## START Data provided

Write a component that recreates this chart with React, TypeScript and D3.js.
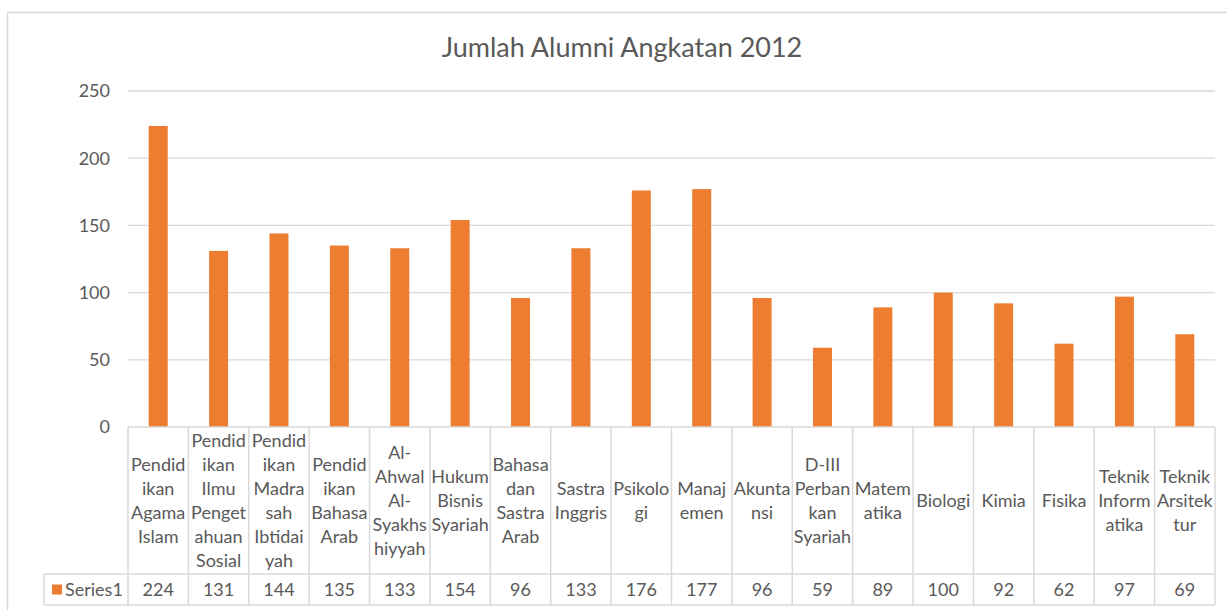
import React, { useEffect, useRef } from 'react';
import * as d3 from 'd3';

const title = 'Jumlah Alumni Angkatan 2012';
const seriesName = 'Series1';
const categories = [
  'Pendid|ikan|Agama|Islam',
  'Pendid|ikan|Ilmu|Penget|ahuan|Sosial',
  'Pendid|ikan|Madra|sah|Ibtidai|yah',
  'Pendid|ikan|Bahasa|Arab',
  'Al-|Ahwal|Al-|Syakhs|hiyyah',
  'Hukum|Bisnis|Syariah',
  'Bahasa|dan|Sastra|Arab',
  'Sastra|Inggris',
  'Psikolo|gi',
  'Manaj|emen',
  'Akunta|nsi',
  'D-III|Perban|kan|Syariah',
  'Matem|atika',
  'Biologi',
  'Kimia',
  'Fisika',
  'Teknik|Inform|atika',
  'Teknik|Arsitek|tur',
];
const values = [224, 131, 144, 135, 133, 154, 96, 133, 176, 177, 96, 59, 89, 100, 92, 62, 97, 69];
const yTicks = [0, 50, 100, 150, 200, 250];

const W = 1227;
const H = 610;
const FONT = 'Lato, "Open Sans", sans-serif';
const TXT = '#595959';
const GRID = '#D9D9D9';
const BAR = '#ED7D31';

const App = () => {
  const ref = useRef<SVGSVGElement>(null);

  useEffect(() => {
    const svg = d3.select(ref.current);
    svg.selectAll('*').remove();

    const left = 128, right = 1215, top = 91, base = 427;
    const headBottom = 574, rowBottom = 605;

    // chart frame
    svg.append('rect')
      .attr('x', 7.5).attr('y', 12.5)
      .attr('width', W + 20).attr('height', H + 20)
      .attr('fill', '#fff').attr('stroke', GRID).attr('stroke-width', 1.5);

    svg.append('text')
      .attr('x', 622).attr('y', 57)
      .attr('text-anchor', 'middle')
      .attr('font-family', FONT).attr('font-size', 27)
      .attr('fill', TXT)
      .text(title);

    const x = d3.scaleBand<number>()
      .domain(d3.range(categories.length))
      .range([left, right])
      .paddingInner(0).paddingOuter(0);

    const y = d3.scaleLinear().domain([0, 250]).range([base, top]);

    // gridlines
    svg.append('g').selectAll('line')
      .data(yTicks.filter(d => d > 0))
      .enter().append('line')
      .attr('x1', left).attr('x2', right)
      .attr('y1', d => y(d)).attr('y2', d => y(d))
      .attr('stroke', GRID).attr('stroke-width', 1.3);

    // y labels
    svg.append('g').selectAll('text')
      .data(yTicks)
      .enter().append('text')
      .attr('x', 110).attr('y', d => y(d))
      .attr('dy', '0.35em')
      .attr('text-anchor', 'end')
      .attr('font-family', FONT).attr('font-size', 18)
      .attr('fill', TXT)
      .text(d => d);

    // bars
    const bw = 19;
    svg.append('g').selectAll('rect')
      .data(values)
      .enter().append('rect')
      .attr('x', (d, i) => x(i)! + x.bandwidth() / 2 - bw / 2)
      .attr('y', d => y(d))
      .attr('width', bw)
      .attr('height', d => base - y(d))
      .attr('fill', BAR);

    // data table grid
    const tg = svg.append('g').attr('stroke', GRID).attr('stroke-width', 1.5);
    tg.append('line').attr('x1', left).attr('x2', right).attr('y1', base).attr('y2', base);
    tg.append('line').attr('x1', 44).attr('x2', right).attr('y1', headBottom).attr('y2', headBottom);
    tg.append('line').attr('x1', 44).attr('x2', right).attr('y1', rowBottom).attr('y2', rowBottom);
    tg.append('line').attr('x1', 44).attr('x2', 44).attr('y1', headBottom).attr('y2', rowBottom);
    tg.selectAll('line.v')
      .data(d3.range(categories.length + 1))
      .enter().append('line')
      .attr('class', 'v')
      .attr('x1', i => left + i * x.bandwidth()).attr('x2', i => left + i * x.bandwidth())
      .attr('y1', base).attr('y2', rowBottom);

    // category labels
    const lh = 24;
    const mid = (base + headBottom) / 2;
    const cat = svg.append('g')
      .attr('font-family', FONT).attr('font-size', 18)
      .attr('fill', TXT).attr('text-anchor', 'middle');
    categories.forEach((c, i) => {
      const lines = c.split('|');
      const cx = x(i)! + x.bandwidth() / 2;
      const y0 = mid - ((lines.length - 1) * lh) / 2;
      const t = cat.append('text');
      lines.forEach((ln, k) => {
        t.append('tspan').attr('x', cx).attr('y', y0 + k * lh).attr('dy', '0.35em').text(ln);
      });
    });

    // values row
    const rowMid = (headBottom + rowBottom) / 2;
    svg.append('g').selectAll('text')
      .data(values)
      .enter().append('text')
      .attr('x', (d, i) => x(i)! + x.bandwidth() / 2)
      .attr('y', rowMid).attr('dy', '0.35em')
      .attr('text-anchor', 'middle')
      .attr('font-family', FONT).attr('font-size', 18)
      .attr('fill', TXT)
      .text(d => d);

    // legend key
    svg.append('rect')
      .attr('x', 52).attr('y', rowMid - 5).attr('width', 10).attr('height', 10)
      .attr('fill', BAR);
    svg.append('text')
      .attr('x', 65).attr('y', rowMid).attr('dy', '0.35em')
      .attr('font-family', FONT).attr('font-size', 18)
      .attr('fill', TXT)
      .text(seriesName);
  }, []);

  return (
    <svg ref={ref} width={W} height={H}
      style={{ position: 'absolute', left: 0, top: 0, background: '#fff' }} />
  );
};

export default App;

## END Data provided

Your task:
Leave out all pictures, then copy the remaining material exactly.

Written solution:
Write a component that recreates this chart with React, TypeScript and D3.js.
import React, { useEffect, useRef } from 'react';
import * as d3 from 'd3';

const title = 'Jumlah Alumni Angkatan 2012';
const seriesName = 'Series1';
const categories = [
  'Pendid|ikan|Agama|Islam',
  'Pendid|ikan|Ilmu|Penget|ahuan|Sosial',
  'Pendid|ikan|Madra|sah|Ibtidai|yah',
  'Pendid|ikan|Bahasa|Arab',
  'Al-|Ahwal|Al-|Syakhs|hiyyah',
  'Hukum|Bisnis|Syariah',
  'Bahasa|dan|Sastra|Arab',
  'Sastra|Inggris',
  'Psikolo|gi',
  'Manaj|emen',
  'Akunta|nsi',
  'D-III|Perban|kan|Syariah',
  'Matem|atika',
  'Biologi',
  'Kimia',
  'Fisika',
  'Teknik|Inform|atika',
  'Teknik|Arsitek|tur',
];
const values = [224, 131, 144, 135, 133, 154, 96, 133, 176, 177, 96, 59, 89, 100, 92, 62, 97, 69];
const yTicks = [0, 50, 100, 150, 200, 250];

const W = 1227;
const H = 610;
const FONT = 'Lato, "Open Sans", sans-serif';
const TXT = '#595959';
const GRID = '#D9D9D9';
const BAR = '#ED7D31';

const App = () => {
  const ref = useRef<SVGSVGElement>(null);

  useEffect(() => {
    const svg = d3.select(ref.current);
    svg.selectAll('*').remove();

    const left = 128, right = 1215, top = 91, base = 427;
    const headBottom = 574, rowBottom = 605;

    // chart frame
    svg.append('rect')
      .attr('x', 7.5).attr('y', 12.5)
      .attr('width', W + 20).attr('height', H + 20)
      .attr('fill', '#fff').attr('stroke', GRID).attr('stroke-width', 1.5);

    svg.append('text')
      .attr('x', 622).attr('y', 57)
      .attr('text-anchor', 'middle')
      .attr('font-family', FONT).attr('font-size', 27)
      .attr('fill', TXT)
      .text(title);

    const x = d3.scaleBand<number>()
      .domain(d3.range(categories.length))
      .range([left, right])
      .paddingInner(0).paddingOuter(0);

    const y = d3.scaleLinear().domain([0, 250]).range([base, top]);

    // gridlines
    svg.append('g').selectAll('line')
      .data(yTicks.filter(d => d > 0))
      .enter().append('line')
      .attr('x1', left).attr('x2', right)
      .attr('y1', d => y(d)).attr('y2', d => y(d))
      .attr('stroke', GRID).attr('stroke-width', 1.3);

    // y labels
    svg.append('g').selectAll('text')
      .data(yTicks)
      .enter().append('text')
      .attr('x', 110).attr('y', d => y(d))
      .attr('dy', '0.35em')
      .attr('text-anchor', 'end')
      .attr('font-family', FONT).attr('font-size', 18)
      .attr('fill', TXT)
      .text(d => d);

    // bars
    const bw = 19;
    svg.append('g').selectAll('rect')
      .data(values)
      .enter().append('rect')
      .attr('x', (d, i) => x(i)! + x.bandwidth() / 2 - bw / 2)
      .attr('y', d => y(d))
      .attr('width', bw)
      .attr('height', d => base - y(d))
      .attr('fill', BAR);

    // data table grid
    const tg = svg.append('g').attr('stroke', GRID).attr('stroke-width', 1.5);
    tg.append('line').attr('x1', left).attr('x2', right).attr('y1', base).attr('y2', base);
    tg.append('line').attr('x1', 44).attr('x2', right).attr('y1', headBottom).attr('y2', headBottom);
    tg.append('line').attr('x1', 44).attr('x2', right).attr('y1', rowBottom).attr('y2', rowBottom);
    tg.append('line').attr('x1', 44).attr('x2', 44).attr('y1', headBottom).attr('y2', rowBottom);
    tg.selectAll('line.v')
      .data(d3.range(categories.length + 1))
      .enter().append('line')
      .attr('class', 'v')
      .attr('x1', i => left + i * x.bandwidth()).attr('x2', i => left + i * x.bandwidth())
      .attr('y1', base).attr('y2', rowBottom);

    // category labels
    const lh = 24;
    const mid = (base + headBottom) / 2;
    const cat = svg.append('g')
      .attr('font-family', FONT).attr('font-size', 18)
      .attr('fill', TXT).attr('text-anchor', 'middle');
    categories.forEach((c, i) => {
      const lines = c.split('|');
      const cx = x(i)! + x.bandwidth() / 2;
      const y0 = mid - ((lines.length - 1) * lh) / 2;
      const t = cat.append('text');
      lines.forEach((ln, k) => {
        t.append('tspan').attr('x', cx).attr('y', y0 + k * lh).attr('dy', '0.35em').text(ln);
      });
    });

    // values row
    const rowMid = (headBottom + rowBottom) / 2;
    svg.append('g').selectAll('text')
      .data(values)
      .enter().append('text')
      .attr('x', (d, i) => x(i)! + x.bandwidth() / 2)
      .attr('y', rowMid).attr('dy', '0.35em')
      .attr('text-anchor', 'middle')
      .attr('font-family', FONT).attr('font-size', 18)
      .attr('fill', TXT)
      .text(d => d);

    // legend key
    svg.append('rect')
      .attr('x', 52).attr('y', rowMid - 5).attr('width', 10).attr('height', 10)
      .attr('fill', BAR);
    svg.append('text')
      .attr('x', 65).attr('y', rowMid).attr('dy', '0.35em')
      .attr('font-family', FONT).attr('font-size', 18)
      .attr('fill', TXT)
      .text(seriesName);
  }, []);

  return (
    <svg ref={ref} width={W} height={H}
      style={{ position: 'absolute', left: 0, top: 0, background: '#fff' }} />
  );
};

export default App;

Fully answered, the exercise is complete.